Stated goal »
Repeat, exactly and only, the lines from the beginning of the data through the line with "0.758, 0.787, 0.807];". Pictures are left out.

Source data »
# # #
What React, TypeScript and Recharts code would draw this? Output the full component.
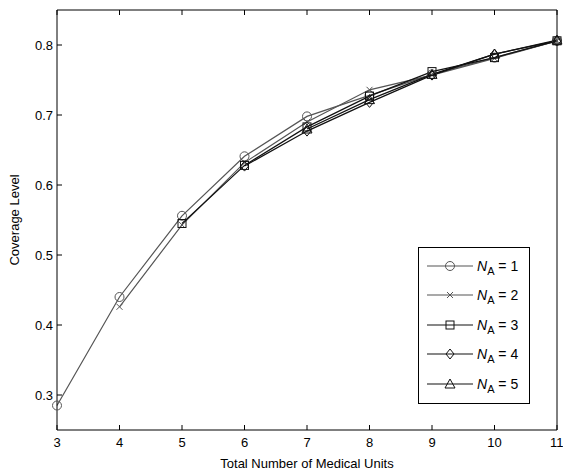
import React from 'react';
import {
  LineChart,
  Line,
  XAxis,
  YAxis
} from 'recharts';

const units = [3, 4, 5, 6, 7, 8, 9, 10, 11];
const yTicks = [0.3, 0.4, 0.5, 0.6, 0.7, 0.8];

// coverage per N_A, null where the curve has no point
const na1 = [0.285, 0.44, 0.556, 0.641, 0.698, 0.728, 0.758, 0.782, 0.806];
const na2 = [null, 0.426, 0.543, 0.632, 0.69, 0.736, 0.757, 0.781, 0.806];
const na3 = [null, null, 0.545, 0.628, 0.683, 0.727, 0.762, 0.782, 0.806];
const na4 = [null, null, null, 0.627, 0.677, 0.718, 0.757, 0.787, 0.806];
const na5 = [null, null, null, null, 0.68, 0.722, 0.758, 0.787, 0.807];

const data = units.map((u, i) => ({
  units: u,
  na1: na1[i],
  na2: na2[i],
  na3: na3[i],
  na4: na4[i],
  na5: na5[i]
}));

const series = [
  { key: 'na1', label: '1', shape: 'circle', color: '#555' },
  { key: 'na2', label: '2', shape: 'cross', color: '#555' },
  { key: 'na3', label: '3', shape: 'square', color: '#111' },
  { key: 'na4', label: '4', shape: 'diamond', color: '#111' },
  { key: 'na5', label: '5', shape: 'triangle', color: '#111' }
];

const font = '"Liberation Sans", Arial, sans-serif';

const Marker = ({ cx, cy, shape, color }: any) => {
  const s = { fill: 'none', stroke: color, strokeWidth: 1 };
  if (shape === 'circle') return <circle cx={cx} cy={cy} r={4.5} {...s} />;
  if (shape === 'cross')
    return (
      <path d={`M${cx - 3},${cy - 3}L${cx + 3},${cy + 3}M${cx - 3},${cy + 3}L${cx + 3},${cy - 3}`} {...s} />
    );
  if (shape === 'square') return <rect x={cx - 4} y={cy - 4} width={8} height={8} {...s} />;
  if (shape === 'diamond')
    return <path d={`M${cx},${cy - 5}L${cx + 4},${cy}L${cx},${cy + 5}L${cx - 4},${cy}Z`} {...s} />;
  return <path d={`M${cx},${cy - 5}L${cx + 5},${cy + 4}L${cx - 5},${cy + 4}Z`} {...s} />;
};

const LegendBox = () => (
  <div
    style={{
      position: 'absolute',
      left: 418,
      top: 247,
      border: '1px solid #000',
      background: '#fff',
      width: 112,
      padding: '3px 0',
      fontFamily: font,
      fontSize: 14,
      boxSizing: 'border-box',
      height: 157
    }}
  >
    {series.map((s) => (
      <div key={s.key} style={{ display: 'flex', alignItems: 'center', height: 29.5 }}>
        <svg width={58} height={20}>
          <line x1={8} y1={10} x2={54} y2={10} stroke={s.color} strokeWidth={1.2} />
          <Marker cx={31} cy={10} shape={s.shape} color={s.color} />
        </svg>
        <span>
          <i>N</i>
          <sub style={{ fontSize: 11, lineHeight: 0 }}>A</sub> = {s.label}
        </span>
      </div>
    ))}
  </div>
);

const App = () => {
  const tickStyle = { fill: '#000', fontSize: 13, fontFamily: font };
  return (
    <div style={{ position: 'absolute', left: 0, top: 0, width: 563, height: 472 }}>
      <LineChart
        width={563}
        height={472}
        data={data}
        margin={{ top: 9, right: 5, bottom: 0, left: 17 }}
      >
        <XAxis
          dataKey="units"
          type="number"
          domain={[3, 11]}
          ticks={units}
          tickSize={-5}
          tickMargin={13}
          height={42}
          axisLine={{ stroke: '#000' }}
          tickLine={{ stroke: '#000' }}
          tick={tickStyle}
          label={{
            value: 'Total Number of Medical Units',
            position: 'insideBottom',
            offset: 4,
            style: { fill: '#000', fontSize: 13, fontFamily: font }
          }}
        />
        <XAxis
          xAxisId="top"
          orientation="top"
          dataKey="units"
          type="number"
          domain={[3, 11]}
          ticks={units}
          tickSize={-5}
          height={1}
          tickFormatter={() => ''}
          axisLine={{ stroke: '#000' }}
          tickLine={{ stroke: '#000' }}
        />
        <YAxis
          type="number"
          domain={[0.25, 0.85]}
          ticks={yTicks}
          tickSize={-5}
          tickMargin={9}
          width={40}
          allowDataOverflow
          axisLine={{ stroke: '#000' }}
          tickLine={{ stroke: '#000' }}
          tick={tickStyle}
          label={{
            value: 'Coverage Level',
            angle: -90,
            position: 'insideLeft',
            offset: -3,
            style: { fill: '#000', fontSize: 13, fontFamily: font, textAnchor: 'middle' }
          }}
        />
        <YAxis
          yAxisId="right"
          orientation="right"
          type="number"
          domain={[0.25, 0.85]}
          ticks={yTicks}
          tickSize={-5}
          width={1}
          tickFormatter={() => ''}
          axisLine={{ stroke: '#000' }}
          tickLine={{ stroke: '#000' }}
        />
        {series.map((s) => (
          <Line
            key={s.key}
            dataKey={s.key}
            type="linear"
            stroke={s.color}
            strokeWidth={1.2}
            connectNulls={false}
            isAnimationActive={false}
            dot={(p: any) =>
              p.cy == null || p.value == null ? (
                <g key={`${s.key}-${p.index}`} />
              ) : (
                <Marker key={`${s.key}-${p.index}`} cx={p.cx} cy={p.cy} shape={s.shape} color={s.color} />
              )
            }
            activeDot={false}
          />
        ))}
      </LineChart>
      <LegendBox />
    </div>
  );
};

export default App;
# # #
Right answer »
What React, TypeScript and Recharts code would draw this? Output the full component.
import React from 'react';
import {
  LineChart,
  Line,
  XAxis,
  YAxis
} from 'recharts';

const units = [3, 4, 5, 6, 7, 8, 9, 10, 11];
const yTicks = [0.3, 0.4, 0.5, 0.6, 0.7, 0.8];

// coverage per N_A, null where the curve has no point
const na1 = [0.285, 0.44, 0.556, 0.641, 0.698, 0.728, 0.758, 0.782, 0.806];
const na2 = [null, 0.426, 0.543, 0.632, 0.69, 0.736, 0.757, 0.781, 0.806];
const na3 = [null, null, 0.545, 0.628, 0.683, 0.727, 0.762, 0.782, 0.806];
const na4 = [null, null, null, 0.627, 0.677, 0.718, 0.757, 0.787, 0.806];
const na5 = [null, null, null, null, 0.68, 0.722, 0.758, 0.787, 0.807];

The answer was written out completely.